Accade, a volte, che l’American Dream si possa declinare per storie e culture differenti. Quella, per esempio, della Nazionale di calcio del Marocco, la prima storica selezione africana capace di arrivare alle semifinali di un Mondiale. È successo nel 2022, all’edizione numero ventidue della kermesse iridata. Una storia di sacrificio, impegno e coraggio, che rende finalmente giustizia alla passione di un continente intero, troppo spesso abituato, certi palcoscenici dorati, a viverli da sognante spettatore.
Grandi avversarie
Il Marocco, stavolta, ce l’ha fatta. E in grande stile, senza aiuti, eliminando alcune delle più forti. Ha fatto fuori il Belgio ai gironi, la Spagna agli ottavi, ora il Portogallo. Hakimi e compagni si sono regalati ciò che sembrava impossibile nel modo più autorevole possibile, estromettendo meritatamente le tanto blasonate e quotate selezioni europee. A casa la Gold Generationbelga, a casa il Tiki-taka spagnolo, a casa CR7 e i talenti lusitani. Un Marocco umile, laborioso, pieno di giocatori partiti dal nulla. Walid Cheddira è un esempio (e poco importa dell'espulsione nel finale dei Quarti): è l'attuale capocannoniere della Serie B col Bari, partito da Loreto, nelle Marche. L'anno scorso giocava contro la Vibonese, in Serie C. Un talento, forse, ancora grezzo ma in ascesa, voglioso di realizzarsi, capace di concretizzare i propri sogni e quelli del padre Aziz, ex calciatore anche lui, poi divenuto operaio in Italia per necessità.
«Mio padre Aziz - ha raccontato Cheddira nei giorni scorsi - ha giocato a calcio nelle leghe del Marocco ma 38 anni fa ha deciso di trasferirsi in Italia in cerca di fortuna.

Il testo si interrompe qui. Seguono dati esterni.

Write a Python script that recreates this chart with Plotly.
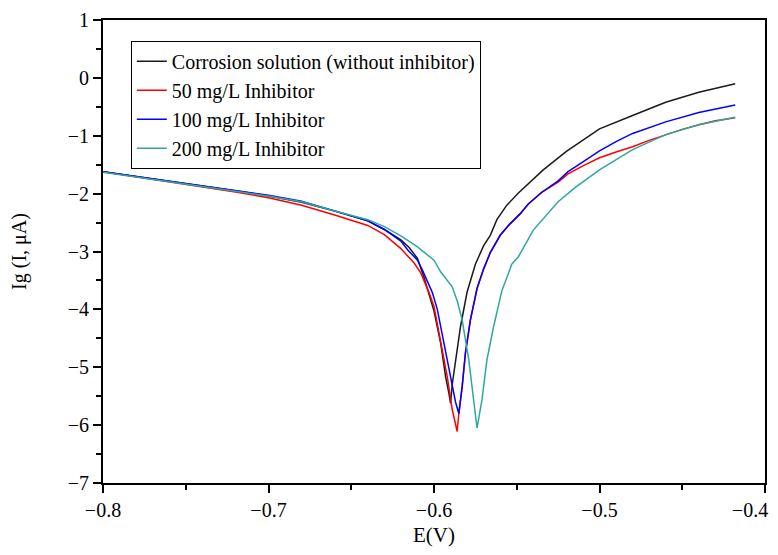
import plotly.graph_objects as go

# Corrosion solution (without inhibitor)
e_blank = [-0.80, -0.76, -0.72, -0.70, -0.68, -0.66, -0.64, -0.63, -0.62, -0.615, -0.61,
           -0.606, -0.603, -0.600, -0.596, -0.593, -0.591, -0.590, -0.589, -0.587, -0.584,
           -0.580, -0.575, -0.570, -0.566, -0.562, -0.556, -0.549, -0.540, -0.534, -0.52,
           -0.50, -0.48, -0.46, -0.44, -0.418]
i_blank = [-1.62, -1.78, -1.95, -2.04, -2.15, -2.30, -2.47, -2.62, -2.80, -2.93, -3.12,
           -3.45, -3.72, -4.03, -4.58, -5.16, -5.45, -5.62, -5.30, -4.87, -4.30,
           -3.70, -3.22, -2.90, -2.72, -2.45, -2.20, -1.99, -1.76, -1.59, -1.27,
           -0.88, -0.65, -0.42, -0.25, -0.10]

# 50 mg/L Inhibitor
e_50 = [-0.80, -0.76, -0.72, -0.70, -0.68, -0.66, -0.64, -0.63, -0.62, -0.612, -0.608,
        -0.603, -0.600, -0.597, -0.594, -0.592, -0.589, -0.587, -0.586, -0.585, -0.584,
        -0.583, -0.581, -0.578, -0.574, -0.570, -0.566, -0.560, -0.555, -0.548, -0.543,
        -0.535, -0.525, -0.519, -0.51, -0.50, -0.49, -0.48, -0.47, -0.46, -0.45, -0.44,
        -0.43, -0.418]
i_50 = [-1.62, -1.79, -1.97, -2.07, -2.20, -2.37, -2.55, -2.71, -2.95, -3.20, -3.37,
        -3.71, -3.95, -4.40, -4.85, -5.16, -5.73, -6.00, -6.11, -5.80, -5.60,
        -5.34, -4.75, -4.18, -3.64, -3.30, -3.02, -2.72, -2.55, -2.35, -2.18,
        -1.98, -1.80, -1.66, -1.52, -1.38, -1.28, -1.19, -1.08, -0.98, -0.89, -0.81,
        -0.74, -0.69]

# 100 mg/L Inhibitor
e_100 = [-0.80, -0.76, -0.72, -0.70, -0.68, -0.66, -0.64, -0.63, -0.62, -0.616, -0.61,
         -0.607, -0.604, -0.601, -0.598, -0.596, -0.592, -0.589, -0.587, -0.585, -0.584,
         -0.583, -0.581, -0.578, -0.574, -0.570, -0.566, -0.560, -0.555, -0.548, -0.543,
         -0.535, -0.525, -0.519, -0.51, -0.50, -0.49, -0.48, -0.46, -0.44, -0.418]
i_100 = [-1.62, -1.78, -1.95, -2.03, -2.13, -2.30, -2.47, -2.62, -2.82, -2.97, -3.15,
         -3.32, -3.50, -3.71, -4.00, -4.30, -4.87, -5.34, -5.60, -5.80, -5.60,
         -5.34, -4.75, -4.18, -3.64, -3.30, -3.02, -2.72, -2.55, -2.35, -2.18,
         -1.98, -1.78, -1.62, -1.45, -1.26, -1.10, -0.96, -0.76, -0.60, -0.47]

# 200 mg/L Inhibitor
e_200 = [-0.80, -0.76, -0.72, -0.70, -0.68, -0.66, -0.64, -0.63, -0.62, -0.61, -0.605,
         -0.600, -0.596, -0.592, -0.589, -0.586, -0.583, -0.579, -0.576, -0.574, -0.571,
         -0.568, -0.564, -0.559, -0.553, -0.549, -0.540, -0.525, -0.515, -0.50, -0.48,
         -0.46, -0.44, -0.418]
i_200 = [-1.63, -1.80, -1.96, -2.04, -2.14, -2.30, -2.45, -2.57, -2.73, -2.92, -3.03,
         -3.15, -3.35, -3.50, -3.61, -3.85, -4.18, -4.87, -5.56, -6.05, -5.56,
         -4.87, -4.30, -3.68, -3.22, -3.09, -2.63, -2.14, -1.90, -1.59, -1.24,
         -0.98, -0.81, -0.68]

# x tick values and labels (last label padded so it stays inside the page)
x_tick_vals = [-0.8, -0.7, -0.6, -0.5, -0.4]
x_tick_text = ["\u22120.8", "\u22120.7", "\u22120.6", "\u22120.5",
               "\u22120.4\u00a0\u00a0\u00a0\u00a0\u00a0\u00a0"]

names = ["Corrosion solution (without inhibitor)", "50 mg/L Inhibitor",
         "100 mg/L Inhibitor", "200 mg/L Inhibitor"]
colors = ["#1a1a1a", "#ff0000", "#0000ff", "#2ea89f"]
series = [(e_blank, i_blank), (e_50, i_50), (e_100, i_100), (e_200, i_200)]

fig = go.Figure()
for (x, y), n, c in zip(series, names, colors):
    fig.add_trace(go.Scatter(x=x, y=y, mode="lines", name=n,
                             line=dict(color=c, width=1.5)))

font_family = "Liberation Serif"
axis_common = dict(
    showline=True, linecolor="black", linewidth=2, mirror=True,
    ticks="outside", ticklen=8, tickwidth=1.5, tickcolor="black",
    showgrid=False, zeroline=False, automargin=False,
    ticklabeloverflow="allow",
    tickfont=dict(family=font_family, size=20, color="black"),
)

fig.update_xaxes(range=[-0.8, -0.4], tickmode="array",
                 tickvals=x_tick_vals, ticktext=x_tick_text,
                 minor=dict(dtick=0.05, ticklen=5, tickcolor="black", ticks="outside"),
                 title=dict(text="E(V)", font=dict(family=font_family, size=21, color="black"),
                            standoff=30),
                 **axis_common)
fig.update_yaxes(range=[-7, 1], dtick=1,
                 minor=dict(dtick=0.5, ticklen=5, tickcolor="black", ticks="outside"),
                 title=dict(text="Ig (I, μA)\u00a0\u00a0\u00a0\u00a0\u00a0",
                            font=dict(family=font_family, size=20, color="black"),
                            standoff=40),
                 **axis_common)

fig.update_layout(
    width=770, height=539,
    margin=dict(l=95, r=13, t=12, b=64),
    plot_bgcolor="white", paper_bgcolor="white",
    font=dict(family=font_family, size=20, color="black"),
    legend=dict(x=0.042, y=0.955, xanchor="left", yanchor="top",
                bordercolor="black", borderwidth=1, bgcolor="white",
                font=dict(family=font_family, size=20, color="black"),
                tracegroupgap=0, itemwidth=30),
    showlegend=True,
)

fig.write_html("out.html")
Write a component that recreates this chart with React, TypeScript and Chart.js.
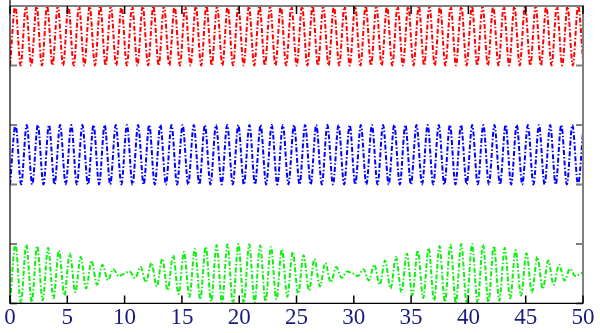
import React, { useEffect, useRef } from 'react';
import { Chart, registerables } from 'chart.js';

Chart.register(...registerables);

// Sample interval (time between successive extrema) of each trace
const RED_STEP = 0.4633;
const BLUE_STEP = 0.4859;
const GREEN_STEP = 0.4744;

const xTicks = [0, 5, 10, 15, 20, 25, 30, 35, 40, 45, 50];
const yTicks = [-1, 1, 3, 5, 7, 9];

// Red trace (offset 8): successive troughs/peaks
const redValues = [
  7, 9, 7, 9, 7, 9, 7, 9, 7, 9, 7, 9, 7, 9, 7, 9, 7, 9, 7, 9,
  7, 9, 7, 9, 7, 9, 7, 9, 7, 9, 7, 9, 7, 9, 7, 9, 7, 9, 7, 9,
  7, 9, 7, 9, 7, 9, 7, 9, 7, 9, 7, 9, 7, 9, 7, 9, 7, 9, 7, 9,
  7, 9, 7, 9, 7, 9, 7, 9, 7, 9, 7, 9, 7, 9, 7, 9, 7, 9, 7, 9,
  7, 9, 7, 9, 7, 9, 7, 9, 7, 9, 7, 9, 7, 9, 7, 9, 7, 9, 7, 9,
  7, 9, 7, 9, 7, 9, 7, 9, 7,
];

// Blue trace (offset 4): successive troughs/peaks
const blueValues = [
  3, 5, 3, 5, 3, 5, 3, 5, 3, 5, 3, 5, 3, 5, 3, 5, 3, 5, 3, 5,
  3, 5, 3, 5, 3, 5, 3, 5, 3, 5, 3, 5, 3, 5, 3, 5, 3, 5, 3, 5,
  3, 5, 3, 5, 3, 5, 3, 5, 3, 5, 3, 5, 3, 5, 3, 5, 3, 5, 3, 5,
  3, 5, 3, 5, 3, 5, 3, 5, 3, 5, 3, 5, 3, 5, 3, 5, 3, 5, 3, 5,
  3, 5, 3, 5, 3, 5, 3, 5, 3, 5, 3, 5, 3, 5, 3, 5, 3, 5, 3, 5,
  3, 5, 3, 5,
];

// Green trace (offset 0): beating signal, successive extrema
const greenValues = [
  -1.0, 1.0, -0.99, 0.98, -0.96, 0.93, -0.9, 0.87, -0.83, 0.78,
  -0.73, 0.68, -0.62, 0.56, -0.5, 0.43, -0.37, 0.3, -0.22, 0.15,
  -0.08, 0.0, 0.07, -0.15, 0.22, -0.29, 0.36, -0.43, 0.5, -0.56,
  0.62, -0.68, 0.73, -0.78, 0.83, -0.87, 0.9, -0.93, 0.96, -0.98,
  0.99, -1.0, 1.0, -1.0, 0.99, -0.97, 0.95, -0.93, 0.9, -0.86,
  0.82, -0.78, 0.73, -0.67, 0.62, -0.56, 0.49, -0.43, 0.36, -0.29,
  0.22, -0.14, 0.07, 0.01, -0.08, 0.15, -0.23, 0.3, -0.37, 0.44,
  -0.5, 0.56, -0.62, 0.68, -0.73, 0.78, -0.82, 0.86, -0.9, 0.93,
  -0.95, 0.97, -0.99, 1.0, -1.0, 1.0, -0.99, 0.98, -0.96, 0.93,
  -0.91, 0.87, -0.83, 0.79, -0.74, 0.69, -0.63, 0.57, -0.51, 0.44,
  -0.37, 0.3, -0.23, 0.16, -0.08, 0.01, 0.07,
];

const frameTicks = {
  id: 'frameTicks',
  afterDraw(chart: any) {
    const { ctx, chartArea } = chart;
    const { left, right, top, bottom } = chartArea;
    const xs = chart.scales.x;
    const ys = chart.scales.y;
    ctx.save();
    // y ticks (gray, inward)
    ctx.strokeStyle = '#808080';
    ctx.lineWidth = 2;
    yTicks.forEach((v) => {
      const py = ys.getPixelForValue(v);
      ctx.beginPath();
      ctx.moveTo(left, py);
      ctx.lineTo(left + 7, py);
      ctx.moveTo(right, py);
      ctx.lineTo(right - 7, py);
      ctx.stroke();
    });
    // top & right frame gray
    ctx.beginPath();
    ctx.moveTo(left, top);
    ctx.lineTo(right, top);
    ctx.lineTo(right, bottom);
    ctx.stroke();
    // x ticks (black, inward)
    ctx.strokeStyle = '#000000';
    ctx.lineWidth = 1.5;
    xTicks.forEach((v) => {
      const px = xs.getPixelForValue(v);
      ctx.beginPath();
      ctx.moveTo(px, bottom);
      ctx.lineTo(px, bottom - 8);
      ctx.moveTo(px, top);
      ctx.lineTo(px, top + 8);
      ctx.stroke();
    });
    // left & bottom frame black
    ctx.lineWidth = 1.2;
    ctx.beginPath();
    ctx.moveTo(left, top - 6);
    ctx.lineTo(left, bottom);
    ctx.lineTo(right, bottom);
    ctx.stroke();
    ctx.restore();
  },
};

export default function App() {
  const ref = useRef<HTMLCanvasElement>(null);
  useEffect(() => {
    document.body.style.margin = '0';
    const mk = (vals: number[], step: number) => vals.map((y, i) => ({ x: i * step, y }));
    const common = {
      pointRadius: 0,
      borderWidth: 2,
      borderDash: [5, 2, 1.5, 2],
      cubicInterpolationMode: 'monotone' as const,
      fill: false,
    };
    const chart = new Chart(ref.current!, {
      type: 'line',
      data: {
        datasets: [
          { ...common, label: 'red', data: mk(redValues, RED_STEP), borderColor: '#ff0000' },
          { ...common, label: 'blue', data: mk(blueValues, BLUE_STEP), borderColor: '#0000ff' },
          { ...common, label: 'green', data: mk(greenValues, GREEN_STEP), borderColor: '#11ee11' },
        ],
      },
      options: {
        animation: false,
        responsive: false,
        devicePixelRatio: 1,
        layout: { padding: { left: 10, right: 17, top: 6, bottom: 0 } },
        plugins: { legend: { display: false }, tooltip: { enabled: false } },
        scales: {
          x: {
            type: 'linear',
            min: 0,
            max: 50,
            afterBuildTicks: (s: any) => {
              s.ticks = xTicks.map((v) => ({ value: v }));
            },
            ticks: {
              color: '#1a1a80',
              font: { family: 'Liberation Serif', size: 23 },
              padding: 1,
              maxRotation: 0,
              autoSkip: false,
            },
            grid: { display: false, drawTicks: false },
            border: { display: false },
          },
          y: {
            type: 'linear',
            min: -1,
            max: 9,
            display: false,
          },
        },
      },
      plugins: [frameTicks],
    });
    return () => chart.destroy();
  }, []);
  return (
    <div style={{ width: 600, height: 333, position: 'relative' }}>
      <canvas ref={ref} width={600} height={333} style={{ display: 'block' }} />
    </div>
  );
}
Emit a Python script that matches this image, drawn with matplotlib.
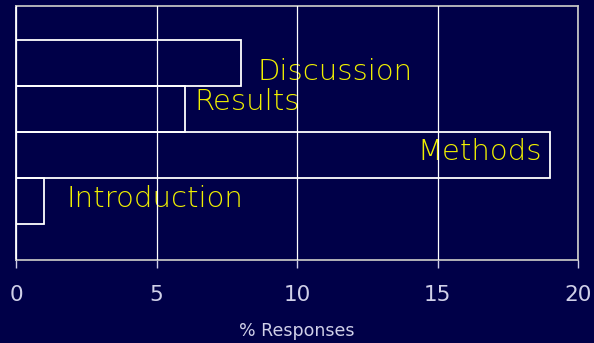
import matplotlib.pyplot as plt

# data (bottom to top)
categories = ['Introduction', 'Methods', 'Results', 'Discussion']
responses = [1, 19, 6, 8]
label_x = [1.8, 14.3, 6.35, 8.6]
label_dy = [0.05, 0.06, 0.15, -0.19]
xticks = [0, 5, 10, 15, 20]

BG = '#000048'
YELLOW = '#f0f000'
LIGHT = '#d0d0e8'

fig = plt.figure(figsize=(5.94, 3.43), dpi=100, facecolor=BG)
ax = fig.add_axes([16 / 594, 1 - 260 / 343, (578 - 16) / 594, (260 - 6) / 343])
ax.set_facecolor(BG)

pos = list(range(len(categories)))
ax.barh(pos, responses, height=1.0, facecolor='none', edgecolor='white',
        linewidth=1.3, zorder=3)

for i, name in enumerate(categories):
    ax.text(label_x[i], pos[i] + label_dy[i], name, color=YELLOW,
            fontsize=21, family='DejaVu Sans', fontweight='light',
            ha='left', va='center', zorder=2)

ax.set_xlim(0, 20)
ax.set_ylim(-1.28, 4.24)
ax.set_xticks(xticks)
ax.set_xticklabels([str(t) for t in xticks])
ax.set_yticks([])
ax.grid(axis='x', color='white', linewidth=0.9, zorder=4)
ax.set_axisbelow(False)

ax.tick_params(axis='x', colors=LIGHT, length=6, width=1, pad=12, labelsize=15.5)
ax.set_xlabel('% Responses', color=LIGHT, fontsize=12.5, labelpad=12)

for side in ['top', 'right', 'bottom', 'left']:
    ax.spines[side].set_color('#c0c0c0')
    ax.spines[side].set_linewidth(1.3)
ax.spines['left'].set_color('white')

fig.savefig('out.png', dpi=100, facecolor=BG)
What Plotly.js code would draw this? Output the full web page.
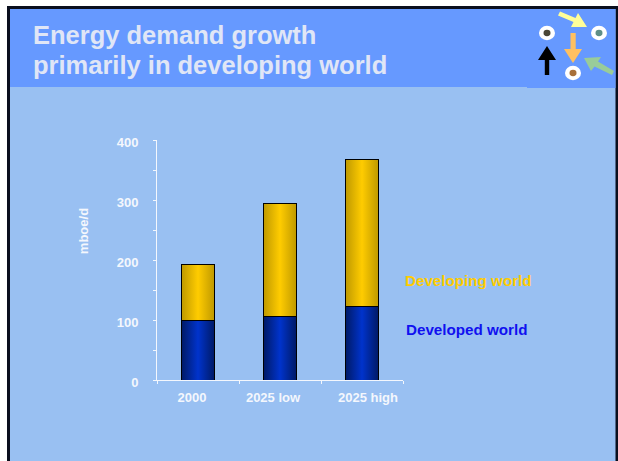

Aveva bisogno di un lavoro e lo trovò a Loreto come operaio. Ora per fortuna può riposare un po’».
Non chiamatela favola, però, quella del Marocco. Le favole si basano, spesso, su premesse fantastiche, quasi irreali. Chiamatelo più sogno: solido, ricco di significati, ma di certo partito da premesse non scevre di difficoltà. In tanti sono nati lontani dall’Africa. Figli di genitori in fuga dalle difficoltà, proprio come raccontato dallo stesso Cheddira. Del resto, poi, li viviamo tutti i giorni: non sono pochi, infatti, i cittadini marocchini che vivono nel Sud e nella nostra Calabria, che vivono e lavorano al nostro fianco. Forse è anche per questo che viviamo questa simpatia: non possiamo gioire per noi, non possiamo vivere le notti magiche, loro però sì. E siamo contenti per loro.
Non è retorica, è realtà: quella della selezione guidata dal ct Walid Regragui è una parabola storica, un sogno bellissimo che vogliamo, da spettatori neutrali, continuare a vivere. Un vero e proprio Moroccan Dream, che per fortuna avrà almeno un altro capitolo.